According to Nagel, there is an experience unique to every conscious
being; a feeling of what it is like for that thing to be that thing. Drawing on the nature of the experience of a
bat, Nagel attempts to show that ‘(w)ithout some idea, therefore, of what the
subjective character of a bats experience is, we cannot know what is required
of a physicalist theory (pg. 437).’ The idea is that, in order to reduce
something to its parts, one must possess an idea of what it is that needs to be
reduced. Because a key aspect of a bats
experience remains a mystery, namely what it is like to be that thing, any
attempt at reduction will lack a fundamental feature of the subject which is
willed to be reduced. This example is
meant to show that reductionist account will inevitably leave out a key feature
of mind.
The
subjective qualitative experience of what it is like for a bat, or what Nagel
calls the ‘phenomenological features’ (pg.437), is something only the bat holds
epistemic dominion over.
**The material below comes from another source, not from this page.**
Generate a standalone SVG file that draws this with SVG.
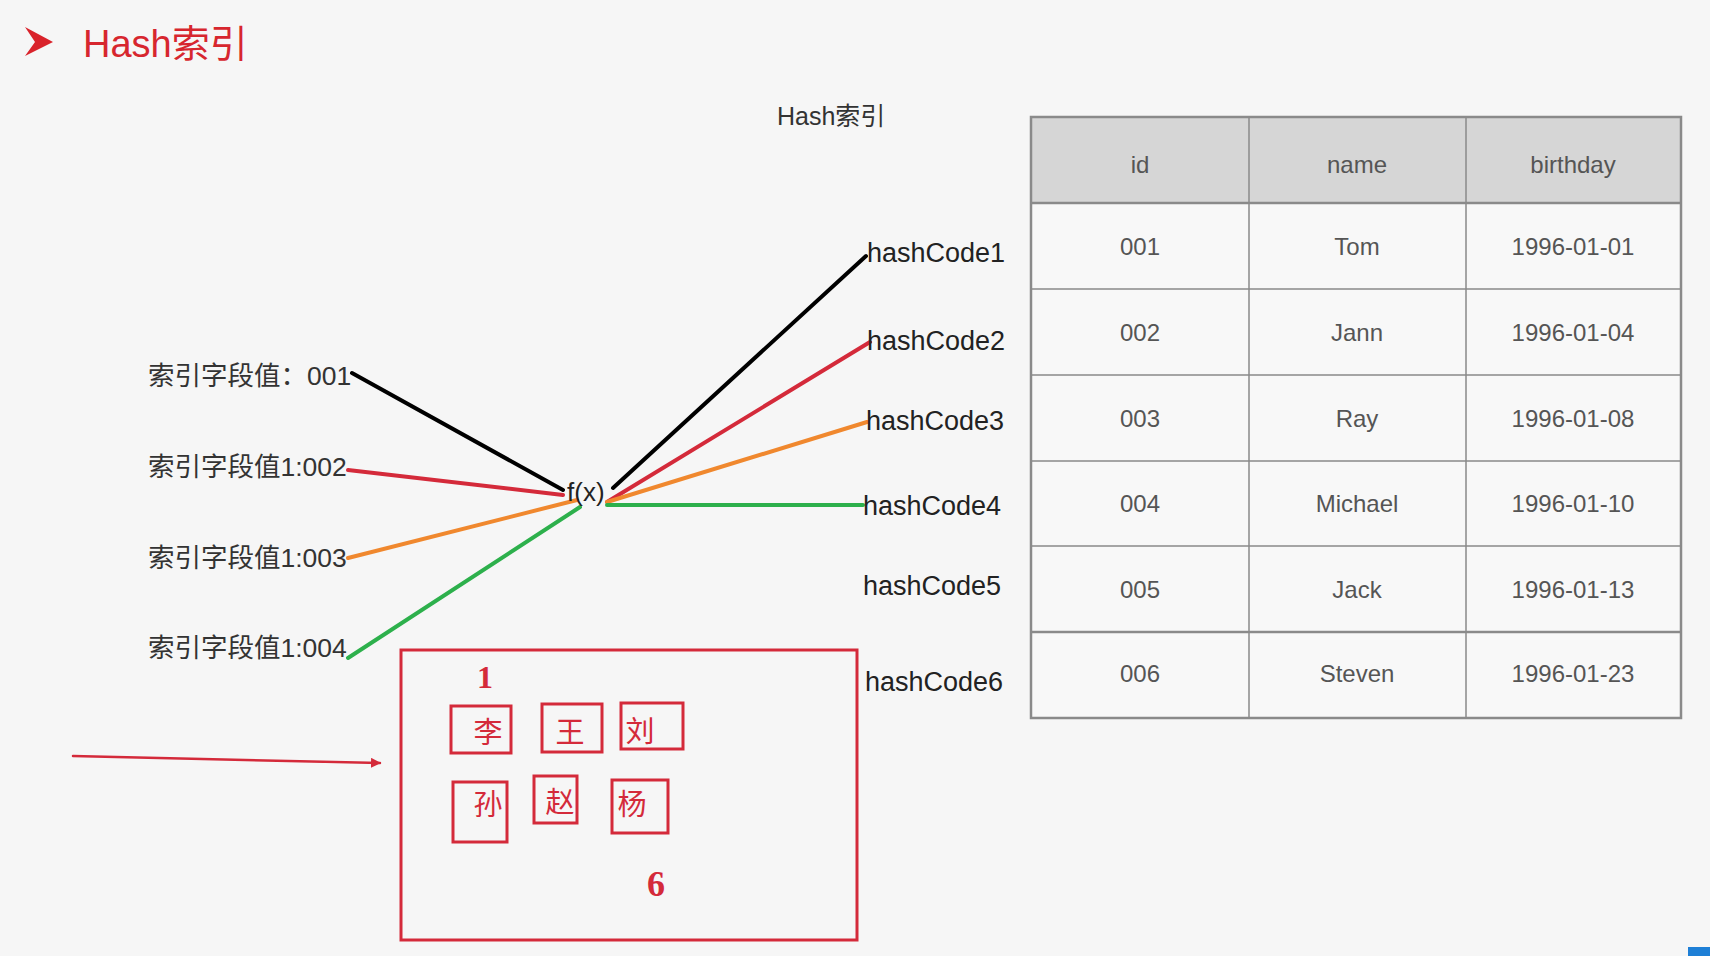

If one were to
attempt an understanding at what it is like to be a bat for instance, one might
imagine what it is like to perceive the world through sonar, or to have wings
and eat insects. However, any mental
construction one could create as an attempt to understand the subjective
experience of what it is like to be a bat would be composed of bits of
experience gathered from memory, and therefore would only be an attempt at
describing an unknown experience in terms one was more familiar with. For instance, if one states that a bat is
using sonar to guide itself, one has no basis for making an informed claim about
what it is like for the bat to guide itself through the world using sonar, so
one uses his/her own imagination as an attempt to understand said
experience. This illustrates the issue
with reducing consciousness, as it will always drive one to attempt an
understanding of the phenomenological features of a system completely foreign
to it, leaving one with the inherently inadequate tools of imagination and
intuition.
This
does not mean we cannot say anything objective about the mind of a bat however.
We could say that bats experience fear, pain and hunger. However, we would: a) always be limited to
our understanding of what those are based on our experience, and b) we would
not be describing something about their subjective experience of what it is
like for a bat to experience these states subjectively. This reasoning can even apply between human
beings. For, I could never understand,
as Nagel points out, what the experience of someone who has been blind from
birth is like. One could try to describe
it, however Nagel argues that any attempt at describing the subjective
character of experience will be an abstraction from it, and will inevitably
make it lose it experiential nature.
That is why for instance Nagel claims reduction makes more sense with
something like water than for something like experience; we do not lose
anything fundamentally objective when we reduce water, however, with consciousness,
we do in fact lose a key feature of it upon abstraction.
While
Nagel does doubt that one will ever transcend the limitations of external
analysis of the subjective experience of consciousness, he proposes that
science should adopt a phenomenological enterprise as a means to perhaps
understand the a priori structures of
the mind as an effort to construct the experience of something externally. For instance, on page 439, Nagel describes
how he restricted to the resources of his own mind when trying to understand
the subjective experience of a bat. More
specifically, Nagel states ‘I cannot perform it either by imagining additions
to my present experience, or by imagining segments gradually subtracted from
it, or by imagining some combination of additions, subtraction and
modifications’ (pg. 439). So within the
limited scope of the imagination, an understanding of the structure of
experience seems impossible, and that is why it is desirable, and even
necessary to develop an empirical and scientific basis for understanding
experience. If science can find ground
the structure of experience empirically, perhaps one could create a working
representation of the fundamental ‘what it is like to be’. Perhaps one will reach this science of
experience by virtue of the addition, subtraction and modification Nagel
describes; if it is discovered that certain structures presuppose a certain
kind of experience, then it seems that one could create representation of an
experience through a manipulation of those structures. This may be a potential solution to the
subjective and objective problem as Nagel poses it.
In
summation, Nagel’s article casts doubt on the application of the reductionist
method to consciousness. Because consciousness
remains a mystery and it participates in the category of mind, the mind is also
a mystery, making any attempt at reduction of the mind vacuous. In order to ever gain an understanding of the
mind, one must gain an understanding of the ‘phenomenological features’ of
consciousness, which are only available to those who possess said
consciousness. The only way out of the
mind/body problem, or even the mind/consciousness problem, is perhaps the
phenomenological science Nagel proposes.
Work
Cited:
Nagel,
Thomas. ‘What is it like to be a Bat?’. The
Philosophical Review, Vol. 83, No.4 (Oct., 1974). Pp. 435-450.